● **Set task**
Gather up every line that includes the string "this".

┌─ Supplied material

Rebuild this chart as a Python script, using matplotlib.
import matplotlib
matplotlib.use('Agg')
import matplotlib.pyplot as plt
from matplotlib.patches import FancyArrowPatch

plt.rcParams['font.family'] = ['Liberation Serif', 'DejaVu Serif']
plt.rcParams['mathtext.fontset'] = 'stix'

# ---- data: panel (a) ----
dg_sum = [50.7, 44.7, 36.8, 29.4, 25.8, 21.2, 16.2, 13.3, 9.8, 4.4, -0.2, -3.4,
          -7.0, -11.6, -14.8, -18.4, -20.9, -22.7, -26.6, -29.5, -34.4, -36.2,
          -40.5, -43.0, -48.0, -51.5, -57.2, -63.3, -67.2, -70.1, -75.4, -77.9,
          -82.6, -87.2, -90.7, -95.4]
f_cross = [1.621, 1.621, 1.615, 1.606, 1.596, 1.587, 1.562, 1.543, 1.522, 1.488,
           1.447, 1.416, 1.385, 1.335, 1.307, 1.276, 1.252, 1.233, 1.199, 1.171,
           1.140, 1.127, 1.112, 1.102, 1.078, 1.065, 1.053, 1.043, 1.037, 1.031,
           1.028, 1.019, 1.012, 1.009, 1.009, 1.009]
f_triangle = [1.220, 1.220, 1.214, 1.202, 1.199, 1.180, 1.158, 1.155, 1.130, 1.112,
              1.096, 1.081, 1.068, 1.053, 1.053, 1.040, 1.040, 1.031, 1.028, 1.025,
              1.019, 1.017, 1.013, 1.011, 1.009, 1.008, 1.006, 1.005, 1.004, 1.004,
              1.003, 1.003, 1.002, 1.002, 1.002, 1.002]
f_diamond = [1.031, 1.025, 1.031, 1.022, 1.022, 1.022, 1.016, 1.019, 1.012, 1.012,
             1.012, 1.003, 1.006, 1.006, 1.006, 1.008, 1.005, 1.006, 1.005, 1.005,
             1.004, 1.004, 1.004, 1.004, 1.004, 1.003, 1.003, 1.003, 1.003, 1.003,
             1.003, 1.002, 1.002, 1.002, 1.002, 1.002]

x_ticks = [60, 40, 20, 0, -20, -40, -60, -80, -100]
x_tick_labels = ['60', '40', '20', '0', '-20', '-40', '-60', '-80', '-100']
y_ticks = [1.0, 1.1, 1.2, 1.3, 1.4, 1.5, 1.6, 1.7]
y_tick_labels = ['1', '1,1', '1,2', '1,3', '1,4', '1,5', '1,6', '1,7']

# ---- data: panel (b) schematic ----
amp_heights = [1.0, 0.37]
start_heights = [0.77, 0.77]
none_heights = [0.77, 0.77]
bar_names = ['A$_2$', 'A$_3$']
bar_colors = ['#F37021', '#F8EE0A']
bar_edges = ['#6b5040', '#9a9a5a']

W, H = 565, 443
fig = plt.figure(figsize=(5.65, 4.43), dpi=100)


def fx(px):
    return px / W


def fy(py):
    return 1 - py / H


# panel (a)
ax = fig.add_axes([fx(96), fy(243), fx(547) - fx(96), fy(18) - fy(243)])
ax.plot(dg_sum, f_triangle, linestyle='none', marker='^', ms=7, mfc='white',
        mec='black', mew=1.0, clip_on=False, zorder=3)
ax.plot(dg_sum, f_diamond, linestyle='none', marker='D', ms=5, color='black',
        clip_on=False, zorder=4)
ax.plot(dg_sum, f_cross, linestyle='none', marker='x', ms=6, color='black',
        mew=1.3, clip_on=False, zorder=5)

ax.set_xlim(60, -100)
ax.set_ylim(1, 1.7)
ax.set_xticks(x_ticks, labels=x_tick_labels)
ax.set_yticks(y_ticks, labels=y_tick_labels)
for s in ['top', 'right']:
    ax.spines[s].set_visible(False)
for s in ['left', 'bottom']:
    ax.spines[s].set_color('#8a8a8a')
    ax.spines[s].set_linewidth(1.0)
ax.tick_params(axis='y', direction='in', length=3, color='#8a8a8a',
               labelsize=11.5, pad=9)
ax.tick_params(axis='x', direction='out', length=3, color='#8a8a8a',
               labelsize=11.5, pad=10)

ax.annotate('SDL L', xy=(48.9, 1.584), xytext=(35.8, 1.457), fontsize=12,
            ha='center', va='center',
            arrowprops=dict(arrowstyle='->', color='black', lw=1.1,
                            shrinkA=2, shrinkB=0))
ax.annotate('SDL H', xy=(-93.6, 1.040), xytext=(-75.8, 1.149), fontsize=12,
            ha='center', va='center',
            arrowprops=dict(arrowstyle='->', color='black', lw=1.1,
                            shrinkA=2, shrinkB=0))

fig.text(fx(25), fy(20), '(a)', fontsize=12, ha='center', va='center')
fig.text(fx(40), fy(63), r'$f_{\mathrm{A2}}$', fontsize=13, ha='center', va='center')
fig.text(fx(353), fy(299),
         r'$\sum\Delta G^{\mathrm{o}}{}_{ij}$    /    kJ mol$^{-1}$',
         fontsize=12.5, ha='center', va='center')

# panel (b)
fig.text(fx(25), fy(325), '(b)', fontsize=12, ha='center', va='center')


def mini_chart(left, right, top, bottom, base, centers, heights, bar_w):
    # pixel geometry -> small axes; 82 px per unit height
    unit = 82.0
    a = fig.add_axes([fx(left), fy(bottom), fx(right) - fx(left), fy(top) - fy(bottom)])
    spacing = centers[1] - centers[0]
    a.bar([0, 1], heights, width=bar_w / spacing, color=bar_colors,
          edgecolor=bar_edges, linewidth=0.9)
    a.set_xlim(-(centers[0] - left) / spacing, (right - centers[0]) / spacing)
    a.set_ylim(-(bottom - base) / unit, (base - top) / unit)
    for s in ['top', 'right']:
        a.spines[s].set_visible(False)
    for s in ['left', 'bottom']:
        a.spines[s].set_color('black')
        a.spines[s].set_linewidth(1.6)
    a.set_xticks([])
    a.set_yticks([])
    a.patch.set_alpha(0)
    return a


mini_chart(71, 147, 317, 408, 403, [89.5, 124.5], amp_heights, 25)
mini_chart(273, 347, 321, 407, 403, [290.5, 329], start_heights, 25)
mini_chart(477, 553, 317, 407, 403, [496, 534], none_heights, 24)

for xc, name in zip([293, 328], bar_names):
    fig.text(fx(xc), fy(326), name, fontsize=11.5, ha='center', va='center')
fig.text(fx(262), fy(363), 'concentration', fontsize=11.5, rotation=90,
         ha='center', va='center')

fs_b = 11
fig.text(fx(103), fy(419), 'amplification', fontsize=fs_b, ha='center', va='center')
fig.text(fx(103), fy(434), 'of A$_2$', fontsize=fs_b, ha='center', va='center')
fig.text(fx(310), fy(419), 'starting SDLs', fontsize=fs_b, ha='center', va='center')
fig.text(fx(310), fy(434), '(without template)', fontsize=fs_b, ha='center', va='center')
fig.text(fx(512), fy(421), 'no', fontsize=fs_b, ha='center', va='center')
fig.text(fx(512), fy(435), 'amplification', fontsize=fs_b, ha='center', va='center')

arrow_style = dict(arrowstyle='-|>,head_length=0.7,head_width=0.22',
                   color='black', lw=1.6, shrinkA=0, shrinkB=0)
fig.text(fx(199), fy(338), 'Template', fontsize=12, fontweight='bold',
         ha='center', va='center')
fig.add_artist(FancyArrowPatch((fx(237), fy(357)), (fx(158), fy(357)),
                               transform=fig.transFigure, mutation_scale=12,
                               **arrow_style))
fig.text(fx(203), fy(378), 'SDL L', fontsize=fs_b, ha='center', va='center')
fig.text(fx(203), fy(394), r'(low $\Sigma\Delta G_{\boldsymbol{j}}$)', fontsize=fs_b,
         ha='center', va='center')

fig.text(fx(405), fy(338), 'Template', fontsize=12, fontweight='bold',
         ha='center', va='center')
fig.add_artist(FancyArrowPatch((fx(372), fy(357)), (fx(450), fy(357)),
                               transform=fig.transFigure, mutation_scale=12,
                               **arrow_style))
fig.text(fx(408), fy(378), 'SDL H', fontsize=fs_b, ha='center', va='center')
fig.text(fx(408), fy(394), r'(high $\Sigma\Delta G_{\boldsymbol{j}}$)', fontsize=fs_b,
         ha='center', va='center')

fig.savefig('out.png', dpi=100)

└─
┌─ Supplied material

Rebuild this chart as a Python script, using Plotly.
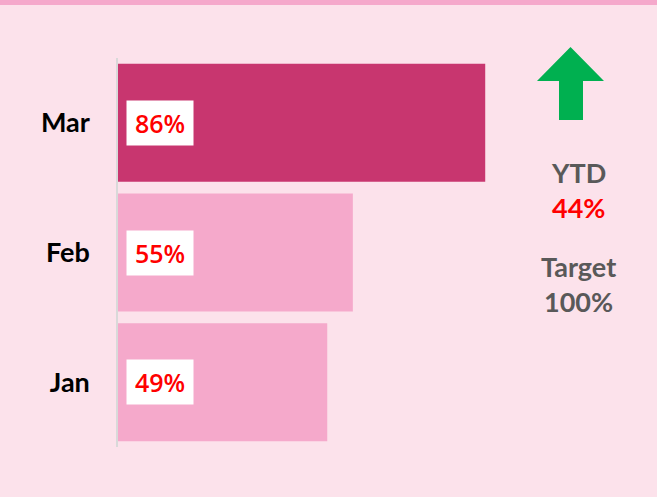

└─
┌─ Supplied material

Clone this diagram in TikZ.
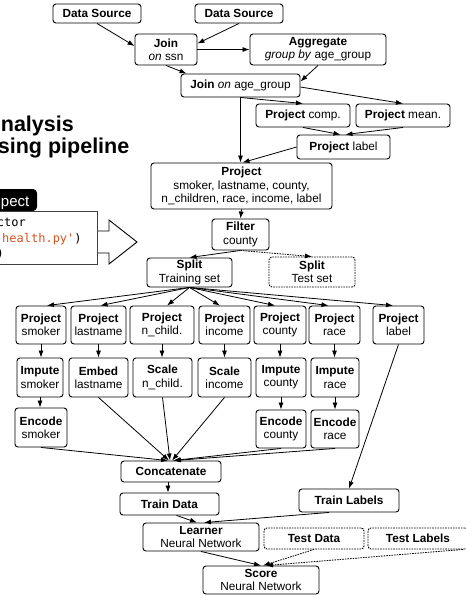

└─

● **Expected answer**
Rebuild this chart as a Python script, using matplotlib.
Rebuild this chart as a Python script, using Plotly.
Clone this diagram in TikZ.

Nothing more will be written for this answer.